▶ _Work to be completed_
Copy out each line that includes the word "matplotlib".

▶ _Information supplied_
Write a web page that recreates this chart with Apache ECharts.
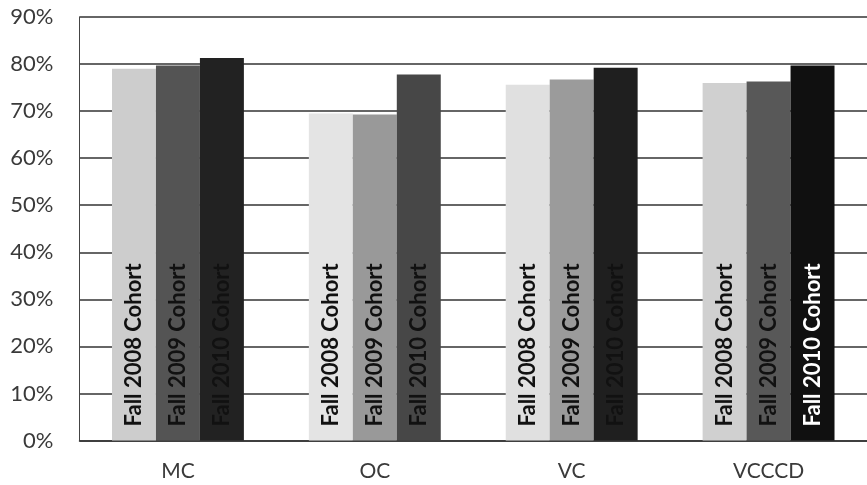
<!DOCTYPE html>
<html>
<head>
<meta charset="utf-8">
<script src="https://cdn.jsdelivr.net/npm/echarts@6/dist/echarts.min.js"></script>
<style>html,body{margin:0;padding:0;background:#fff}#c{width:867px;height:485px}</style>
</head>
<body>
<div id="c"></div>
<script>
var categories = ['MC', 'OC', 'VC', 'VCCCD'];
var seriesNames = ['Fall 2008 Cohort', 'Fall 2009 Cohort', 'Fall 2010 Cohort'];
var fall2008 = [79.0, 69.5, 75.6, 76.0];
var fall2009 = [79.7, 69.3, 76.7, 76.3];
var fall2010 = [81.3, 77.8, 79.2, 79.7];
var yTicks = [0, 10, 20, 30, 40, 50, 60, 70, 80, 90];

var barColors = [
  ['#cdcdcd', '#e4e4e4', '#e0e0e0', '#d0d0d0'],
  ['#545454', '#999999', '#9b9b9b', '#585858'],
  ['#222222', '#474747', '#1f1f1f', '#101010']
];
var labelColors = [
  ['#111', '#111', '#111', '#111'],
  ['#111', '#111', '#111', '#111'],
  ['#111', '#111', '#111', '#ffffff']
];

var values = [fall2008, fall2009, fall2010];
var series = values.map(function (arr, si) {
  return {
    name: seriesNames[si],
    type: 'bar',
    barGap: '0%',
    barCategoryGap: '33%',
    data: arr.map(function (v, ci) {
      return {
        value: v,
        itemStyle: { color: barColors[si][ci] },
        label: { color: labelColors[si][ci] }
      };
    }),
    label: {
      show: true,
      position: 'insideBottom',
      rotate: 90,
      align: 'left',
      verticalAlign: 'middle',
      distance: 14,
      formatter: seriesNames[si],
      fontFamily: 'Lato, "Open Sans", sans-serif',
      fontWeight: 'bold',
      fontSize: 22
    }
  };
});

var chart = echarts.init(document.getElementById('c'), null, { renderer: 'canvas' });
chart.setOption({
  animation: false,
  backgroundColor: '#fff',
  grid: { left: 79.5, width: 796, top: 17, bottom: 44.5, containLabel: false },
  xAxis: {
    type: 'category',
    data: categories,
    axisLine: { show: true, lineStyle: { color: '#333', width: 1.5 } },
    axisTick: { show: false },
    axisLabel: { color: '#3a3a3a', fontSize: 21, fontFamily: 'Lato, "Open Sans", sans-serif', margin: 20 }
  },
  yAxis: {
    type: 'value',
    min: yTicks[0],
    max: yTicks[yTicks.length - 1],
    interval: 10,
    axisLine: { show: true, lineStyle: { color: '#444', width: 1 } },
    axisTick: { show: false },
    splitLine: { show: true, lineStyle: { color: '#333', width: 1.5 } },
    axisLabel: {
      color: '#3a3a3a', fontSize: 22, fontFamily: 'Lato, "Open Sans", sans-serif', margin: 26,
      formatter: function (v) { return v + '%'; }
    }
  },
  series: series
});
</script>
</body>
</html>
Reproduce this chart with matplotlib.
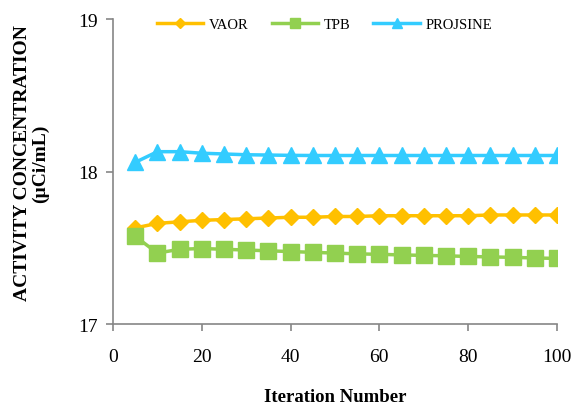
import matplotlib.pyplot as plt

# data
iterations = [5, 10, 15, 20, 25, 30, 35, 40, 45, 50, 55, 60, 65, 70, 75, 80, 85, 90, 95, 100]
vaor = [17.63, 17.66, 17.67, 17.68, 17.685, 17.69, 17.695, 17.70, 17.70, 17.705,
        17.705, 17.71, 17.71, 17.71, 17.71, 17.71, 17.715, 17.715, 17.715, 17.715]
tpb = [17.575, 17.465, 17.49, 17.495, 17.49, 17.485, 17.48, 17.475, 17.47, 17.465,
       17.46, 17.457, 17.453, 17.45, 17.447, 17.443, 17.44, 17.437, 17.433, 17.43]
projsine = [18.06, 18.13, 18.13, 18.12, 18.115, 18.11, 18.108, 18.106, 18.105, 18.105,
            18.105, 18.105, 18.105, 18.105, 18.105, 18.105, 18.105, 18.105, 18.105, 18.105]

plt.rcParams['font.family'] = ['Liberation Serif', 'DejaVu Serif']

fig = plt.figure(figsize=(5.78, 4.06), dpi=100)
ax = fig.add_axes([0.1955, 0.1995, 0.768, 0.7512])

ax.plot(iterations, vaor, color='#FFC000', lw=2.5, marker='D', ms=8, label='VAOR')
ax.plot(iterations, tpb, color='#92D050', lw=2.5, marker='s', ms=11, label='TPB')
ax.plot(iterations, projsine, color='#33CCFF', lw=2.5, marker='^', ms=12, label='PROJSINE')

ax.set_xlim(0, 100)
ax.set_ylim(17, 19)
ax.set_xticks([0, 20, 40, 60, 80, 100])
ax.set_yticks([17, 18, 19])

for s in ['top', 'right']:
    ax.spines[s].set_visible(False)
for s in ['left', 'bottom']:
    ax.spines[s].set_color('#868686')
    ax.spines[s].set_linewidth(1.2)
ax.tick_params(colors='#868686', labelcolor='black', labelsize=14, length=5, width=1.2)
ax.tick_params(axis='x', pad=12)
ax.tick_params(axis='y', pad=6)

ax.set_xlabel('Iteration Number', fontsize=13.5, fontweight='bold', labelpad=17)
ax.set_ylabel('ACTIVITY CONCENTRATION\n(µCi/mL)', fontsize=14, fontweight='bold', linespacing=1.0)
ax.yaxis.set_label_coords(-0.145, 0.53)

ax.legend(loc='center', bbox_to_anchor=(0.476, 0.982), ncol=3, frameon=False,
          fontsize=10.5, handlelength=3.2, columnspacing=1.6, handletextpad=0.35,
          markerscale=0.6)

fig.savefig('out.png', dpi=100)
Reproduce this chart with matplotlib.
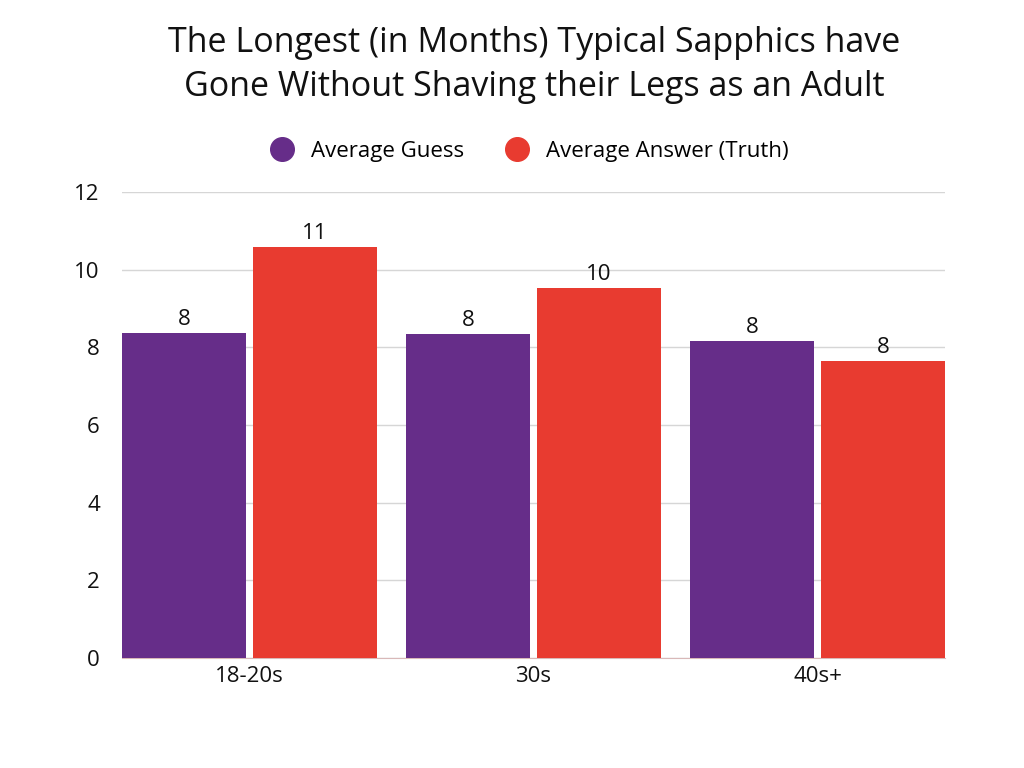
import matplotlib

matplotlib.use("Agg")
import matplotlib.pyplot as plt  # noqa: E402
from matplotlib.lines import Line2D  # noqa: E402
import numpy as np  # noqa: E402

categories = ["18-20s", "30s", "40s+"]
guess = [8.37, 8.34, 8.16]
truth = [10.58, 9.53, 7.65]
series_names = ["Average Guess", "Average Answer (Truth)"]
colors = ["#662D89", "#E83B30"]

plt.rcParams["font.family"] = ["Open Sans", "DejaVu Sans"]

fig = plt.figure(figsize=(10.24, 7.68), dpi=100)
ax = fig.add_axes([122 / 1024, 1 - 658 / 768, 823 / 1024, 466 / 768])

x = np.arange(len(categories))
width = 0.4366
offset = 0.2306
for vals, col, dx in [(guess, colors[0], -offset), (truth, colors[1], offset)]:
    bars = ax.bar(x + dx, vals, width=width, color=col, zorder=3)
    for b, v in zip(bars, vals):
        ax.text(b.get_x() + b.get_width() / 2, v + 0.08, f"{round(v)}",
                ha="center", va="bottom", fontsize=16, color="#111111")

ax.set_xlim(-0.449, 2.449)
ax.set_ylim(0, 12)
ax.set_yticks(range(0, 13, 2))
ax.grid(axis="y", color="#d6d6d6", lw=1, zorder=0)
ax.set_axisbelow(True)
for s in ["top", "right", "left"]:
    ax.spines[s].set_visible(False)
ax.spines["bottom"].set_color("#d9b8b8")
ax.tick_params(axis="both", length=0, labelsize=16, colors="#111111")
ax.tick_params(axis="y", pad=16)
ax.tick_params(axis="x", pad=6)
ax.set_xticks(x)
ax.set_xticklabels(categories)

fig.text(0.522, 1 - 65 / 768, "The Longest (in Months) Typical Sapphics have\nGone Without Shaving their Legs as an Adult",
         ha="center", va="center", fontsize=24.5, color="#111111", linespacing=1.38)

handles = [Line2D([], [], marker="o", ls="", markersize=17, color=c) for c in colors]
fig.legend(handles, series_names, loc="center", bbox_to_anchor=(0.512, 1 - 151 / 768),
           ncol=2, frameon=False, fontsize=16, handletextpad=0.3, columnspacing=1.4)

fig.savefig("out.png", dpi=100)
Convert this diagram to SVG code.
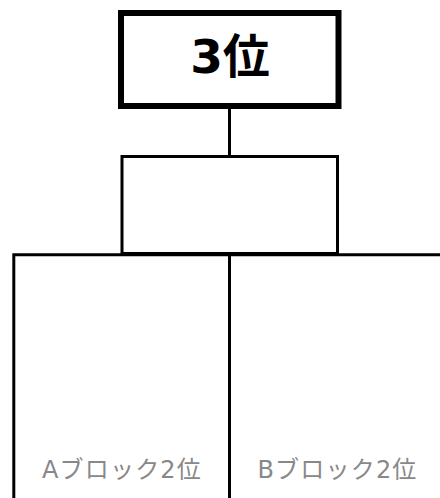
<svg xmlns="http://www.w3.org/2000/svg" width="440" height="498" viewBox="0 0 440 498">
<style>
.ln{stroke:#000;fill:none}
.t{font-family:"DejaVu Sans","Noto Sans CJK JP",sans-serif}
.lbl{font-size:24px;fill:#888;text-anchor:middle;letter-spacing:1.2px}
</style>
<rect width="440" height="498" fill="#fff"/>
<g id="connectors">
<line class="ln" x1="229.5" y1="109" x2="229.5" y2="157" stroke-width="3"/>
<rect class="ln" x="122" y="156.5" width="215.5" height="97" stroke-width="3"/>
<polyline class="ln" points="13.8,498 13.8,254.8 445,254.8 445,498" stroke-width="3"/>
<line class="ln" x1="229.5" y1="254.8" x2="229.5" y2="498" stroke-width="3"/>
</g>
<g id="node-3rd">
<rect class="ln" x="121" y="13" width="217.5" height="93" stroke-width="6"/>
<text class="t" x="230" y="73" font-size="47" font-weight="bold" text-anchor="middle">3位</text>
</g>
<g id="node-a2">
<text class="t lbl" x="122" y="478">Aブロック2位</text>
</g>
<g id="node-b2">
<text class="t lbl" x="337.5" y="478">Bブロック2位</text>
</g>
</svg>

▶ _Exercise response_
Reproduce this chart with matplotlib.
import matplotlib.pyplot as plt
Reproduce this chart with matplotlib.
import matplotlib
matplotlib.use("Agg")
import matplotlib.pyplot as plt  # noqa: E402
from matplotlib.lines import Line2D  # noqa: E402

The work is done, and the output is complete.